Os dois são, nesse caso, amorosamente míopes. E não há nada, nem mesmo uma abrasadora química que leva a um sexo extasiante, que resista à miopia amorosa. O míope amoroso só vê a si próprio. E depois, quando as coisas não dão certo, atribui toda a responsabilidade à outra parte.

Permissão para mais uma digressão? Obrigado.

O míope amoroso (homens e mulheres estão incluídos nessa categoria, evidentemente) jamais limita sua miopia ao campo do amor. Estende a todas as outras atividades. No trabalho, o chefe é, para ele, sempre um tirano injusto. E o colega, na visão parcial e distorcida dele, está sempre pronto para puxar seu tapete. Quando um projeto fracassa, a culpa é jamais do míope.

O míope amoroso é míope profissional também. O mundo o persegue, cruel como um cossaco russo.

Reconhecer uma mulher que só pensa nela mesmo é fácil. Ela pode ser esperta o bastante para não abusar do uso de “eu, meu e minha”.

Mas numa conversa, quando você estiver falando de suas coisas, os olhos dela rapidamente voarão para um ponto bem distante. Ela não prestará atenção senão no que disser a respeito dela mesma.

A mulher de vista plena, em oposição à míope, olhará fixamente nos olhos. Ouvirá com devoção cada palavra que você disser, mesmo que não concorde com nada. E depois será capaz de reproduzir suas falas nas vírgulas.

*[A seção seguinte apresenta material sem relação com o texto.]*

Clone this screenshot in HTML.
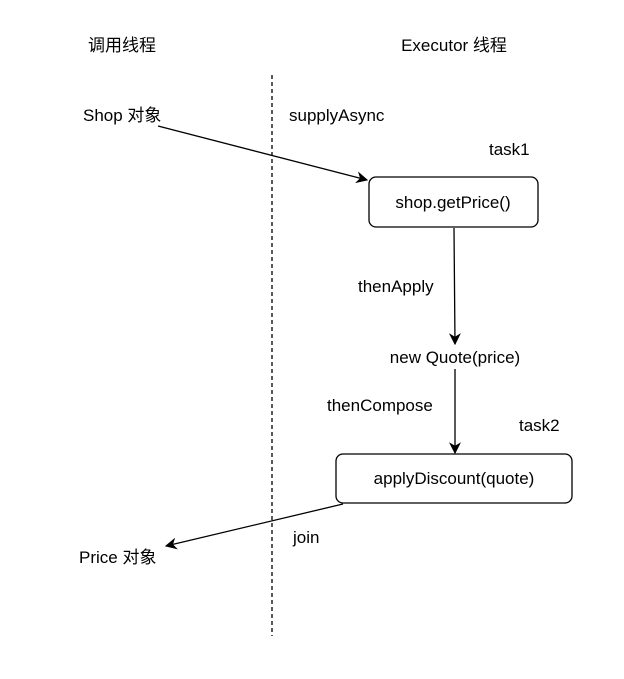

Os relacionamentos são todos difíceis, sabemos nós. Mas são simplesmente impossíveis quando a seu lado está uma míope amorosa. Aí, por mais esforço que você dedique ao namoro, por mais empenho que tenha para que as coisas funcionem, se tratará de mais um triunfo da esperança sobre a experiência, para usar a clássica expressão do Dr. Johnson.